Sans amour, il n’y avait plus rien, et ça Romain l’avait bien compris en s’en allant pour ne plus jamais revenir.
Il l’explique très bien dans l’entretien passionnant qu’il nous a accordé aux premières lueurs de l’été 2021, avec son style si reconnaissable fait de punchlines et de ritournelles poétiques. Et cette fois-ci, il n’était plus seul.
Après l’amour, l’amitié dans Pop Crimes
Depuis cette soirée de décembre 2018 où il contemplait l’immensité stellaire de ses grands yeux mélancoliques après avoir plongé dans le vide la tête la première, un torrent de lave en fusion a coulé sous les ponts.
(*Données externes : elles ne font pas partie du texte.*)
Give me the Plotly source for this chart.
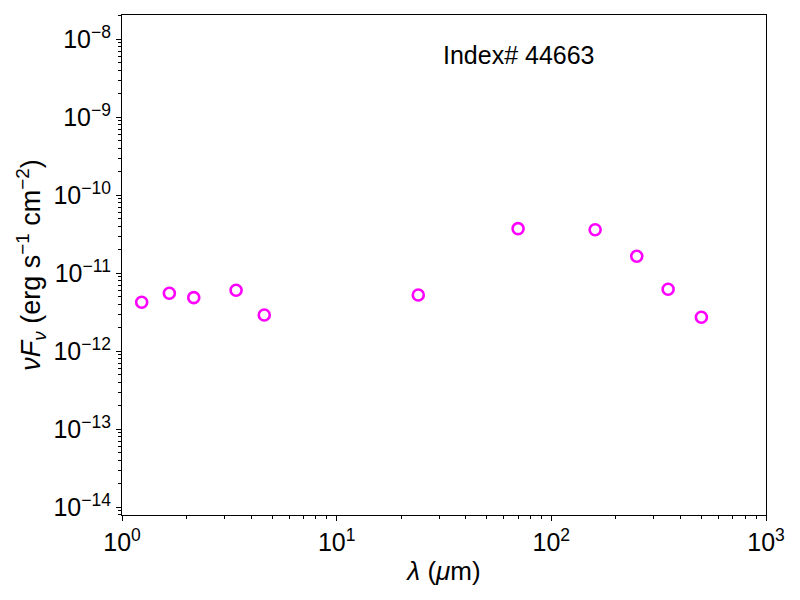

On vous spoile pas cette capsule temporelle qui relève de la légende romanesque, on peut simplement vous dire que ses « vrais » amis, son autre « deuxième » famille, l’ont sans doute sauvé de la catastrophe. Après l’amour et ses vertus infinies, voici que l’amitié entre dans ce grand tableau en clair-obscur qui nous conte une fantastique histoire de musique, peinte avec le plus grand soin depuis (au moins) une demi-décennie.
Au fond à gauche, EAA s’égosille à pleins poumons avant de mourir, vous connaissez l’histoire maintenant. Au fond à droite, un certain Nicolas Pommé fait lui aussi des merveilles avec Young Like Old Men, un groupe au nom culte à cheval entre le rock psychédélique et les obsessions nineties type shoegazing, mais pas que, qui se révèle plus que jamais à lui-même sur scène en foutant les potards dans le rouge vif, exactement comme « En Attendant.. », tiens tiens.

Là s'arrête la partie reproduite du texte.